How can we ever start to discuss empowerment without first demonstrating a desire to give up power so that others can take part? In order to tear this wall of neurotypical privilege down you can’t simply give a neurodivergent person a seat at the table and believe your responsibility ends there. Forcing neurodivergent people to operate in neuro-normative spaces will always create a disadvantage for us. It’s unfair. It acts as a barrier and inhibits our ability to fully use our strengths. It is the responsibility of neurotypical and non-disabled people to understand the full range of accommodations and assure they exist in the first place. It should not be the responsibility neurodivergent people to constantly remind everyone.

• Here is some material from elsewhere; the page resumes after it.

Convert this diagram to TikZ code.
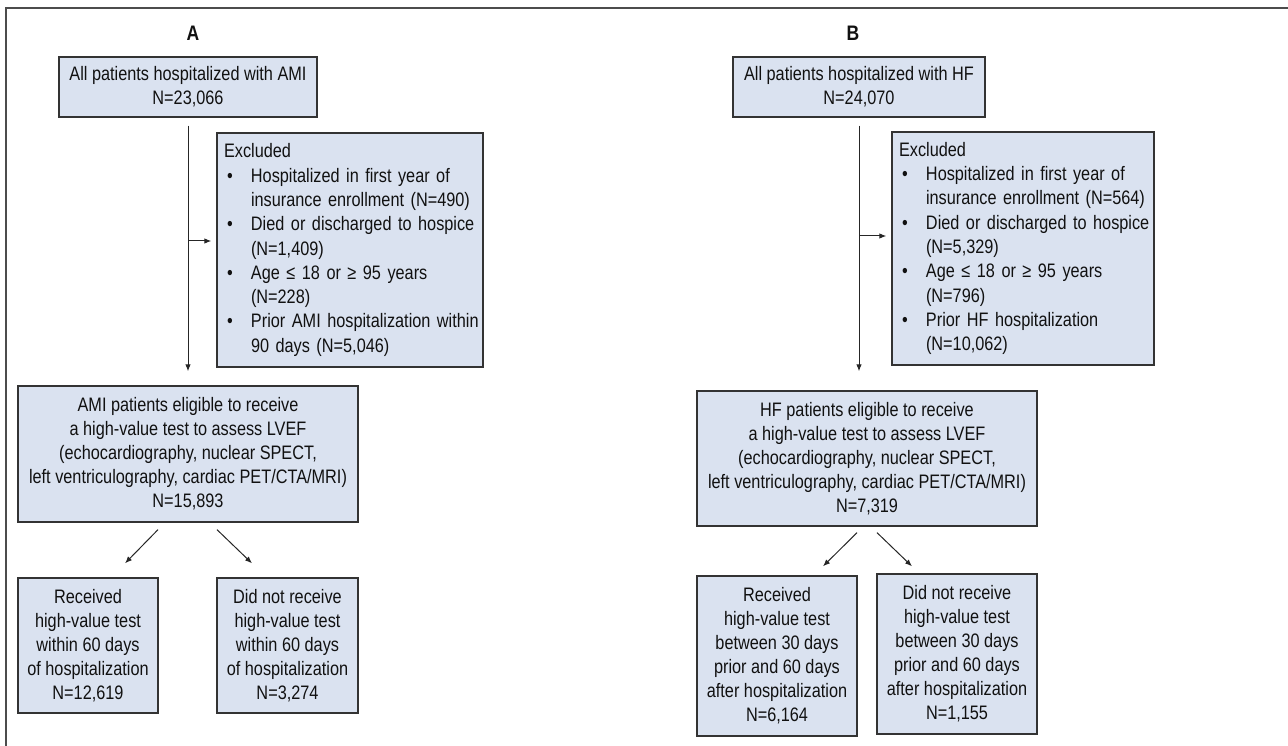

Neurotypical and non-disabled people have the responsibility to understand our history in detail [institutionalization, infantilization, segregation, sterilization, eugenics, etc.] and question how that history and its narratives contributes to their own understanding of our lives and how this narrative continues to disempower us. Neurotypical and non-disabled people have a responsibility to listen our voices without filtering out the meaning of the message in order to make themselves feel more comfortable.

This metaphorical, neurotypical wall erases our voices and the validity of our lived experience. Creating spaces where our experiences are listen to and valued will help bring the wall down. Until them, my head will remain really sore.


The Nuerotypical Wall


Brent White is Autistic. He designs and directs adult programs for intellectually and developmentally disabled adults for the non-profit Ala Costa Centers in Berkeley, California.